Wleciałowski: Wchodzimy w najważniejszy etap pracy

2011-02-10 17:25:04
Rozmowa z Markiem Wleciałowskim, drugim trenerem Śląska Wrocław.
Za Śląskiem dwa dni treningów na Cyprze. Czy po tym czasie widać już, że praca nad motoryką, siłą i szybkością, którą wykonywaliście przez ostatni miesiąc, dała zamierzone efekty?
Obiektywnie trzeba przyznać, że drużyna wygląda nienajgorzej. Ale działamy w branży, w której efekty naszej pracy zawsze weryfikowane są przez przeciwnika.
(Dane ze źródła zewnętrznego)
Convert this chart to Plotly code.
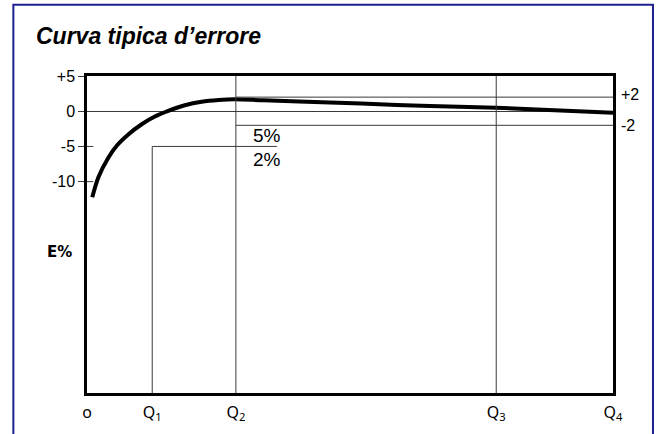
import plotly.graph_objects as go

# Q positions along the x axis (0..100 scale, Q4 = end)
q_names = ["o", "Q<sub>1</sub>", "Q<sub>2</sub>", "Q<sub>3</sub>", "Q<sub>4</sub>"]
q_vals = [0, 12.4, 28.3, 77.8, 100]

# Typical error curve (E%)
curve_x = [1.0, 2.15, 4.05, 5.65, 7.85, 10.4, 12.9, 15.45, 18.6, 21.8, 25.0, 28.1,
           33.5, 46.2, 58.9, 65.2, 77.8, 100]
curve_y = [-12.2, -9.4, -6.6, -4.9, -3.3, -1.85, -0.75, 0.05, 0.85, 1.35, 1.6, 1.7,
           1.55, 1.25, 0.9, 0.75, 0.5, -0.2]

y_ticks = [5, 0, -5, -10]
y_tick_text = ["+5", "0", "-5", "-10"]

band_hi = 2    # +2 % limit (Q2..Q4)
band_lo = -2   # -2 % limit (Q2..Q4)
low_lim = -5   # -5 % limit (Q1..Q2)
label_5pct = "5%"
label_2pct = "2%"

Q1, Q2, Q3, Q4 = q_vals[1], q_vals[2], q_vals[3], q_vals[4]
Y_MIN, Y_MAX = -40, 5
thin = dict(color="#3a3a3a", width=1)

fig = go.Figure()
fig.add_trace(go.Scatter(x=curve_x, y=curve_y, mode="lines",
                         line=dict(color="black", width=4, shape="spline", smoothing=0.8),
                         hoverinfo="skip", showlegend=False))

shapes = [
    dict(type="line", x0=Q1, x1=Q1, y0=Y_MIN, y1=low_lim, line=thin),
    dict(type="line", x0=Q2, x1=Q2, y0=Y_MIN, y1=Y_MAX, line=thin),
    dict(type="line", x0=Q3, x1=Q3, y0=Y_MIN, y1=Y_MAX, line=thin),
    dict(type="line", x0=Q1, x1=36.1, y0=low_lim, y1=low_lim, line=thin),
    dict(type="line", x0=Q2, x1=Q4, y0=band_hi, y1=band_hi, line=thin),
    dict(type="line", x0=Q2, x1=Q4, y0=band_lo, y1=band_lo, line=thin),
    # short inner parts of the y ticks
    *[dict(type="line", xref="paper", x0=0, x1=0.012, y0=v, y1=v, line=thin)
      for v in y_ticks if v not in (0, Y_MAX)],
    # blue frame around the whole figure
    dict(type="rect", xref="paper", yref="paper", x0=-0.14, x1=1.076, y0=-0.2, y1=1.2247,
         line=dict(color="#1f1f8f", width=2), layer="below"),
]

annotations = [
    dict(text="<b><i>Curva tipica d’errore</i></b>", xref="paper", yref="paper",
         x=-0.101, y=1.125, xanchor="left", yanchor="middle", showarrow=False,
         font=dict(family="Liberation Sans, Arial", size=23, color="black")),
    dict(text="<b>E%</b>", xref="paper", yref="paper", x=-0.053, y=0.446,
         xanchor="center", yanchor="middle", showarrow=False,
         font=dict(family="DejaVu Sans", size=15, color="black")),
    dict(text="+2", x=Q4, y=band_hi, xanchor="left", yanchor="middle", xshift=6, yshift=3,
         showarrow=False, font=dict(family="Liberation Sans, Arial", size=16, color="black")),
    dict(text="-2", x=Q4, y=band_lo, xanchor="left", yanchor="middle", xshift=6, yshift=0,
         showarrow=False, font=dict(family="Liberation Sans, Arial", size=16, color="black")),
    dict(text=label_5pct, x=34.2, y=-3.4, xanchor="center", yanchor="middle",
         showarrow=False, font=dict(family="Liberation Sans, Arial", size=19, color="black")),
    dict(text=label_2pct, x=34.2, y=-6.8, xanchor="center", yanchor="middle",
         showarrow=False, font=dict(family="Liberation Sans, Arial", size=19, color="black")),
]

fig.update_layout(
    width=657, height=434,
    margin=dict(l=87, r=44, t=76, b=41),
    paper_bgcolor="white", plot_bgcolor="white",
    shapes=shapes, annotations=annotations,
    xaxis=dict(range=[0, 100], tickmode="array", tickvals=q_vals, ticktext=q_names,
               showgrid=False, zeroline=False, showline=True, mirror=True,
               linecolor="black", linewidth=2.5, ticks="", ticklabelstandoff=3,
               automargin=False,
               tickfont=dict(family="Noto Sans, DejaVu Sans", size=16, color="black"),
               fixedrange=True),
    yaxis=dict(range=[Y_MIN, Y_MAX], tickmode="array", tickvals=y_ticks, ticktext=y_tick_text,
               showgrid=False, zeroline=True, zerolinecolor="#3a3a3a", zerolinewidth=1,
               showline=True, mirror=True, linecolor="black", linewidth=2.5,
               ticks="outside", ticklen=6, tickcolor="#3a3a3a", tickwidth=1,
               automargin=False,
               tickfont=dict(family="Liberation Sans, Arial", size=16, color="black"),
               fixedrange=True),
    showlegend=False,
)

fig.write_html("out.html", config={"displayModeBar": False},
               post_script="document.body.style.margin='0px';document.body.style.overflow='hidden';")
Byłoby zbyt dużym uproszczeniem, gdybym powiedział, że zespół jest już fizycznie dobrze przygotowany i teraz możemy się skupić tylko nad aspektami czysto piłkarskimi. Piątkowym sparingiem z Dinamem Mińsk wejdziemy w najważniejszą fazę naszej zimowej pracy i dopiero wtedy będziemy mogli coś więcej na ten temat powiedzieć.

Nad czym dokładnie chcecie pracować na Cyprze?
Głównie nad taktyką i zgraniem drużyny. Zajęcia nie będą tak intensywne jak do tej pory, ale za to rozegramy aż pięć spotkań sparingowych, na dodatek z silnymi rywalami. To one dadzą nam materiał do analizy i poniekąd zweryfikują naszą dotychczasową pracę.

Jakie macie podejście do rezultatów meczów sparingowych?
Na pewno nie są dla nas sprawą drugorzędną. Każdy mecz traktujemy poważnie, zresztą chłopcy pokazali już w dotychczasowych spotkaniach, że wynik jest dla nich bardzo istotny. Z drugiej strony należy pamiętać, że „godzina zero” to pierwszy wiosenny mecz z Jagiellonią. To wtedy mamy być gotowi. Teraz mamy jeszcze trochę czasu na korekty, później może być już na to za późno.

W sparingach rozgrywanych w Polsce eksperymentowaliście z ustawieniem, dawaliście szansę gry wszystkim zawodnikom. Na Cyprze będzie podobnie, czy raczej skupicie się na zgrywaniu pierwszej jedenastki?
Sparingów jest na tyle dużo, że nie możemy sobie pozwolić na to, by skupić się tylko na jakiejś konkretnej grupie. Będziemy grać w zasadzie co dwa dni i jest dla nas bardzo ważne, by wszyscy zawodnicy wyszli z tych meczów bez szwanku. Zbyt duża intensywność gier czy ćwiczeń może być zła dla zdrowia.

Ale wyjściowy skład na mecz z Jagiellonią już się krystalizuje?
Coś tam nam chodzi po głowach, ale trzeba pamiętać, że jest to proces dynamiczny. Jednego dnia ktoś się dobrze prezentuje w treningu, drugiego gorzej. Wiele odpowiedzi na nasze pytania z pewnością dadzą nam najbliższe sparingi.

W Polsce oszczędzaliście Cristiana Diaza i Antoniego Łukasiewicza. Czy teraz dacie im już szansę – na przykład w piątkowym pojedynku z Dinamem?
Jesteśmy właśnie przed ostatnią rozmową na ten temat. Nasze gierki wewnętrzne pokazują, że z ich zdrowiem jest już coraz lepiej. W najbliższych dniach musimy zacząć im powoli uchylać drzwi do powrotu na boisko.